Four, Seven, Eight
What can you do when anxiety hinders your ability to speak up?
Have you ever noticed your voice shake when you speak? Perhaps you’re in an unfamiliar environment or a new company. Conversely, you know the people and place well, but it is the words themselves that feel unprecedented, unsaid. I’ve had my fair share of shaky-voice incidents, though recognition of these moments tends to arrive just before I open my mouth. I instead discern them by what first takes place in my throat. A certain tightness, a dry compression and contraction, floods that area of the body. Cruelly, my awareness of the corporeal event generates further tension within, as I anxiously await the more visible symptoms to inevitably—and publicly—flag my inner constriction. If still compelled (or feeling obliged) to speak, the right eye twitches, swallows are ill-timed, and, of course, the voice breaks and shakes.
It’s a longstanding affliction of mine, although not unique to me. In school, to be called upon to speak in class meant at least a couple of vocal quivers, even for the most confident of pupils. Then, there were those who utterly despised the act of reading aloud. Eyes down, mumbling and cursing the teacher who subjected them to this humiliation. I fell somewhere in the middle, often wanting to contribute, but not wishing to be seen as wanting that. My demeanour of affected indifference overrode the guttural quakes that occasionally emerged. Though rarely taking the opportunity to speak, I nonetheless welcomed any chance given with open arms, even if my face conveyed a rather different story.
Yet, I was no stranger to pharyngeal limitations. They simply occurred outside the classroom, more often than at my desk. I noticed that, around certain schoolmates, my voice became smaller, croakier. Time and time again, when speaking in front of these people, I felt the need to clear my throat of some sort of congestion or blockage. Despite being vaguely aware of also feeling less comfortable, less myself, in their presence, it was a long time until I made a direct link between this and my increasingly tight throat.
In fact, it was years before I saw any correspondence between my emotions and my body. Yes, I perspired when nervous, cried when sad, felt hot when angry, but these concepts were familiar to me from infancy, cropping up frequently in early curricula and children’s books. Less common was the idea that your feelings can cause entire body parts to tense up, clench and wring, in a process that sometimes feels more subconscious than crying itself. Without the audible change in my voice around certain individuals, I am unsure whether I would have been aware of the persistent strain in my throat.

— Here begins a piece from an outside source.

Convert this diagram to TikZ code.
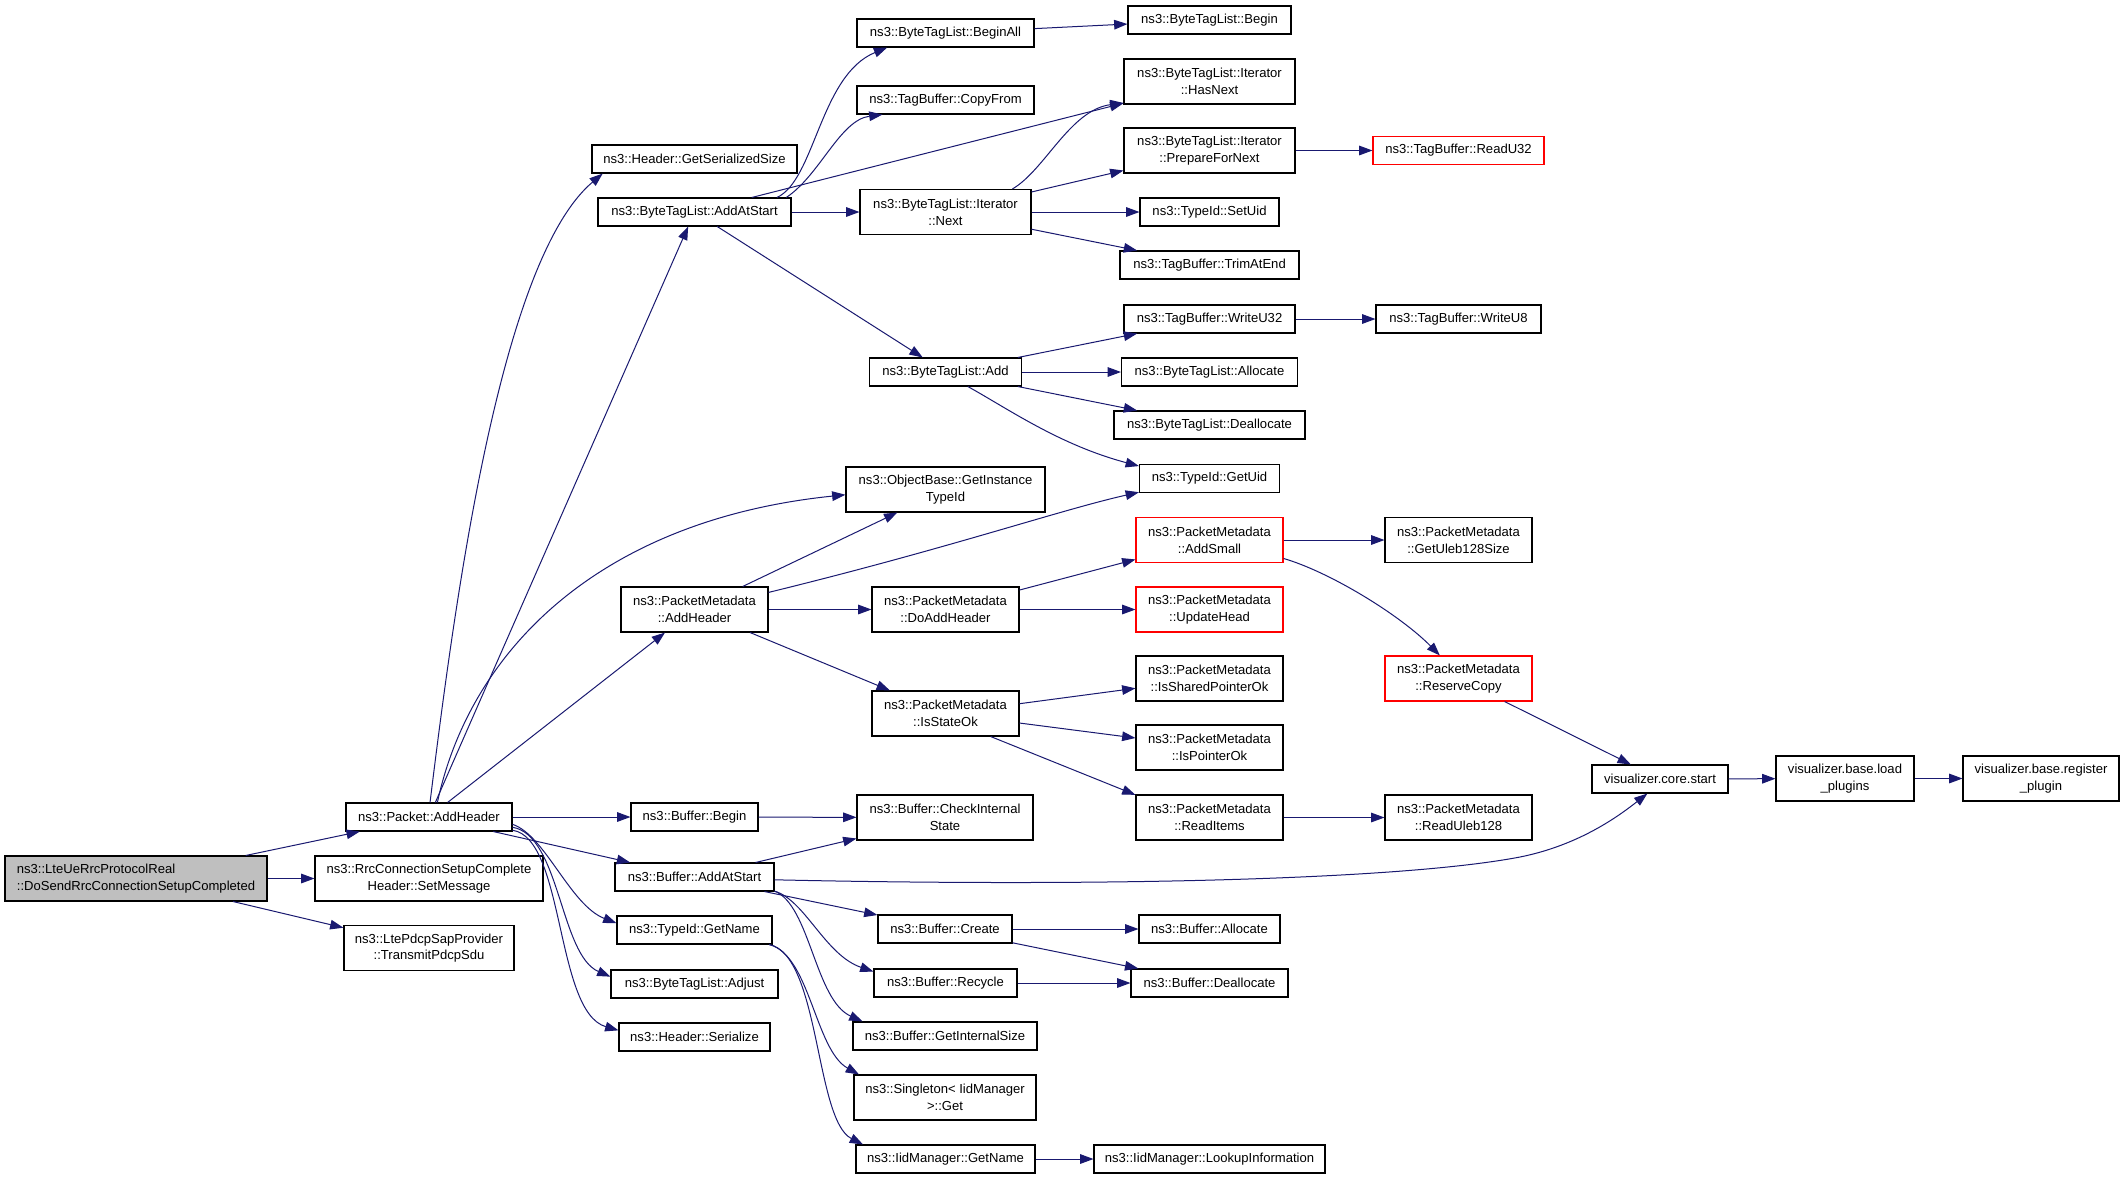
\documentclass[tikz,border=0pt]{standalone}
\usepackage{fontspec}
\setmainfont{Liberation Sans}
\usetikzlibrary{arrows.meta}
\definecolor{edgec}{HTML}{191970}
\definecolor{rootfill}{HTML}{BFBFBF}
\begin{document}
\begin{tikzpicture}[x=0.75pt,y=-0.75pt,
  bx/.style={draw=black, line width=0.8pt, fill=white, rectangle, inner sep=0pt, align=center,
    font=\fontsize{9.8pt}{12.5pt}\selectfont, minimum height=21pt},
  two/.style={minimum height=33.75pt},
  bw/.style={minimum width=#1*0.75pt},
  redbx/.style={draw=red},
  e/.style={draw=edgec, line width=0.75pt, -{Triangle[length=10pt,width=7.2pt]}},
]
\useasboundingbox (0,0) rectangle (2125,1179);
\fill[white] (0,0) rectangle (2125,1179);

% column 0/1
\node[bx,two,bw=262,fill=rootfill,align=left] (root) at (136,878.5) {ns3::LteUeRrcProtocolReal\\::DoSendRrcConnectionSetupCompleted};
\node[bx,bw=166] (pah) at (429,817) {ns3::Packet::AddHeader};
\node[bx,two,bw=228] (setmsg) at (429,878.5) {ns3::RrcConnectionSetupComplete\\Header::SetMessage};
\node[bx,two,bw=170] (pdcp) at (429,948) {ns3::LtePdcpSapProvider\\::TransmitPdcpSdu};
% column 2
\node[bx,bw=205] (hgss) at (694.5,159) {ns3::Header::GetSerializedSize};
\node[bx,bw=193] (btaas) at (694.5,212) {ns3::ByteTagList::AddAtStart};
\node[bx,two,bw=147] (pmah) at (694.5,609.5) {ns3::PacketMetadata\\::AddHeader};
\node[bx,bw=127] (bbegin) at (694.5,817) {ns3::Buffer::Begin};
\node[bx,bw=159] (baas) at (694.5,877) {ns3::Buffer::AddAtStart};
\node[bx,bw=155] (tgn) at (694.5,930) {ns3::TypeId::GetName};
\node[bx,bw=167] (adjust) at (694.5,984) {ns3::ByteTagList::Adjust};
\node[bx,bw=151] (hser) at (694.5,1037) {ns3::Header::Serialize};
% column 3
\node[bx,bw=177] (beginall) at (945.5,33) {ns3::ByteTagList::BeginAll};
\node[bx,bw=177] (copyfrom) at (945.5,100) {ns3::TagBuffer::CopyFrom};
\node[bx,two,bw=171] (next) at (945.5,212) {ns3::ByteTagList::Iterator\\::Next};
\node[bx,bw=152] (btadd) at (945.5,372) {ns3::ByteTagList::Add};
\node[bx,two,bw=199] (gitid) at (945.5,489.5) {ns3::ObjectBase::GetInstance\\TypeId};
\node[bx,two,bw=147] (doadd) at (945.5,609.5) {ns3::PacketMetadata\\::DoAddHeader};
\node[bx,two,bw=147] (isok) at (945.5,713.5) {ns3::PacketMetadata\\::IsStateOk};
\node[bx,two,bw=176] (cis) at (945,817.5) {ns3::Buffer::CheckInternal\\State};
\node[bx,bw=134] (bcreate) at (945,929) {ns3::Buffer::Create};
\node[bx,bw=143] (brecycle) at (945.5,983) {ns3::Buffer::Recycle};
\node[bx,bw=184] (gis) at (945,1036) {ns3::Buffer::GetInternalSize};
\node[bx,two,bw=182] (sget) at (945,1097.5) {ns3::Singleton< IidManager\\>::Get};
\node[bx,bw=179] (igetname) at (945.5,1159) {ns3::IidManager::GetName};
% column 4
\node[bx,bw=163] (begin) at (1209.5,20) {ns3::ByteTagList::Begin};
\node[bx,two,bw=171] (hasnext) at (1209.5,81.5) {ns3::ByteTagList::Iterator\\::HasNext};
\node[bx,two,bw=171] (prep) at (1209.5,150.5) {ns3::ByteTagList::Iterator\\::PrepareForNext};
\node[bx,bw=139] (setuid) at (1209.5,212) {ns3::TypeId::SetUid};
\node[bx,bw=179] (trim) at (1209.5,265) {ns3::TagBuffer::TrimAtEnd};
\node[bx,bw=171] (writeu32) at (1209.5,319) {ns3::TagBuffer::WriteU32};
\node[bx,bw=176] (btalloc) at (1209.5,372) {ns3::ByteTagList::Allocate};
\node[bx,bw=191] (btdealloc) at (1209.5,425) {ns3::ByteTagList::Deallocate};
\node[bx,bw=140] (getuid) at (1209.5,478.5) {ns3::TypeId::GetUid};
\node[bx,two,bw=147,redbx] (addsmall) at (1209.5,540) {ns3::PacketMetadata\\::AddSmall};
\node[bx,two,bw=147,redbx] (updhead) at (1209.5,609.5) {ns3::PacketMetadata\\::UpdateHead};
\node[bx,two,bw=147] (isshared) at (1209.5,678.5) {ns3::PacketMetadata\\::IsSharedPointerOk};
\node[bx,two,bw=147] (isptr) at (1209.5,747.5) {ns3::PacketMetadata\\::IsPointerOk};
\node[bx,two,bw=147] (readitems) at (1209.5,817.5) {ns3::PacketMetadata\\::ReadItems};
\node[bx,bw=141] (balloc) at (1209.5,929) {ns3::Buffer::Allocate};
\node[bx,bw=157] (bdealloc) at (1209.5,983) {ns3::Buffer::Deallocate};
\node[bx,bw=231] (lookup) at (1209.5,1159) {ns3::IidManager::LookupInformation};
% column 5
\node[bx,bw=171,redbx] (readu32) at (1458.5,150.5) {ns3::TagBuffer::ReadU32};
\node[bx,bw=165] (writeu8) at (1458.5,319) {ns3::TagBuffer::WriteU8};
\node[bx,two,bw=147] (uleb) at (1458.5,540) {ns3::PacketMetadata\\::GetUleb128Size};
\node[bx,two,bw=147,redbx] (reserve) at (1458.5,678.5) {ns3::PacketMetadata\\::ReserveCopy};
\node[bx,two,bw=147] (readuleb) at (1458.5,817.5) {ns3::PacketMetadata\\::ReadUleb128};
% visualizer
\node[bx,bw=136] (vcs) at (1660,779) {visualizer.core.start};
\node[bx,two,bw=138] (vbl) at (1845,778.5) {visualizer.base.load\\\_plugins};
\node[bx,two,bw=156] (vbr) at (2041,778.5) {visualizer.base.register\\\_plugin};

% edges
\draw[e] (root) -- (pah);
\draw[e] (root) -- (setmsg);
\draw[e] (root) -- (pdcp);

\draw[e] (pah.86) .. controls (455,600) and (500,260) .. (hgss.189);
\draw[e] (pah) -- (btaas);
\draw[e] (pah.60) .. controls (470,650) and (600,520) .. (gitid.183);
\draw[e] (pah) -- (pmah);
\draw[e] (pah) -- (bbegin);
\draw[e] (pah) -- (baas);
\draw[e] (pah.-5) .. controls (545,835) and (570,905) .. (tgn.175);
\draw[e] (pah.-7) .. controls (560,835) and (560,955) .. (adjust.175);
\draw[e] (pah.-9) .. controls (565,838) and (555,1012) .. (hser.175);

\draw[e] (btaas.10.5) .. controls (815,180) and (820,75) .. (beginall.194);
\draw[e] (btaas.9.5) .. controls (820,175) and (840,120) .. (copyfrom.193);
\draw[e] (btaas) -- (hasnext);
\draw[e] (btaas) -- (next);
\draw[e] (btaas) -- (btadd);
\draw[e] (beginall) -- (begin);

\draw[e] (next.19) .. controls (1045,170) and (1070,110) .. (hasnext.194);
\draw[e] (next) -- (prep);
\draw[e] (next) -- (setuid);
\draw[e] (next) -- (trim);
\draw[e] (prep) -- (readu32);

\draw[e] (btadd) -- (writeu32);
\draw[e] (btadd) -- (btalloc);
\draw[e] (btadd) -- (btdealloc);
\draw[e] (btadd.327) .. controls (1010,410) and (1060,445) .. (getuid.170);
\draw[e] (writeu32) -- (writeu8);

\draw[e] (pmah) -- (gitid);
\draw[e] (pmah.13) .. controls (950,548) and (1060,510) .. (getuid.191);
\draw[e] (pmah) -- (doadd);
\draw[e] (pmah) -- (isok);
\draw[e] (doadd) -- (addsmall);
\draw[e] (doadd) -- (updhead);
\draw[e] (addsmall) -- (uleb);
\draw[e] (addsmall.346) .. controls (1330,572) and (1400,615) .. (reserve.129);
\draw[e] (isok) -- (isshared);
\draw[e] (isok) -- (isptr);
\draw[e] (isok.333) -- (readitems.163);
\draw[e] (readitems) -- (readuleb);
\draw[e] (reserve) -- (vcs);
\draw[e] (vcs) -- (vbl);
\draw[e] (vbl) -- (vbr);

\draw[e] (bbegin) -- (cis);
\draw[e] (baas) -- (cis);
\draw[e] (baas.-2) .. controls (1100,887) and (1400,880) .. (1520,857) .. controls (1580,845) and (1620,815) .. (vcs.229);
\draw[e] (baas) -- (bcreate);
\draw[e] (baas.-10.3) .. controls (805,900) and (825,955) .. (brecycle.171);
\draw[e] (baas.-10.6) .. controls (810,905) and (815,1000) .. (gis.170);
\draw[e] (tgn.349) .. controls (810,955) and (815,1050) .. (sget.165);
\draw[e] (tgn.349) .. controls (820,955) and (815,1120) .. (igetname.170);
\draw[e] (bcreate) -- (balloc);
\draw[e] (bcreate) -- (bdealloc);
\draw[e] (brecycle) -- (bdealloc);
\draw[e] (igetname) -- (lookup);
\end{tikzpicture}
\end{document}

Indeed, all evidence suggests I would have dismissed such a suggestion as utterly ridiculous. During these years, an older friend of mine told me that she had stayed in a therapeutic centre as a teenager because of anxiety that manifested as a shrinking sensation in her throat. When the stress had gotten so severe as to render her virtually silent, her parents felt it necessary to look beyond the conventional doctor’s visit. There were others on the retreat experiencing similar issues and, after some weeks of holistic rehabilitation, she told me they had been cured. The details of how this was achieved have not remained with me as much as the notion that my friend’s throat had become a sort of vessel for her worries. Perhaps I remember this part so acutely because, at the time, I didn’t buy it one bit. Yet, all I had was her word, which she had never given me reason to doubt. By the time I met her, she had become a singer and guitarist with a number of live gigs under her belt, so accomplished in her second language that she was studying an undergraduate degree in English. Whether it had been before, self-expression was not an obstacle for her any longer.
My cynicism met its match when I began attending speech and drama classes that same year. Here, I learned about the importance of the breath. For the entirety of my first ninety-minute class, I lay in a supine twist on the floor and breathed in and out, in and out, in and out. These breaths were deeper and fuller than those I was used to. They came and went from the pit of my stomach, rather than my chest. As the heat travelled up and down, it warmed my throat, oiling it for use. According to my drama teacher, this ‘diaphragmatic breathing’ was crucial to projecting one’s voice while performing. After all, what’s the point in reciting Hedda Gabler if no one can hear you? We spent the start of every class in this same way and, though it was challenging initially, I was soon able to summon breaths deep from within. The beneficial effect on the volume and richness of my voice was undeniable—squawking became a thing of the past—but there was something in the way I felt, too: calmer, more confident and able to hold a room, the same way my friend did at her gigs.
Now, almost a decade after my final drama exam, I’ve forgotten most of my monologues and wouldn’t be able to tell you very much about the Stanislavski Method, but one thing that has stayed with me is the value of breathing. I’ve since lain in many supine twists, no longer on the floor of a drama classroom, but in yoga studios and my bedroom, as I release and let go of the day’s worries with each inhale and exhale. Simultaneously, the most available and most powerful tool we have in our possession, the breath’s ability to ease tension and anxiety, indicates the deep interconnectedness between our bodies and our feelings. If you’re anything like I was, perhaps this seems like such an obvious statement that it doesn’t require thinking about. But to breathe, really breathe, through tension, is the most foolproof method I’ve found so far to alleviate a twitchy eye, a shaky voice and a tight throat.
In for four, hold for seven, out for eight.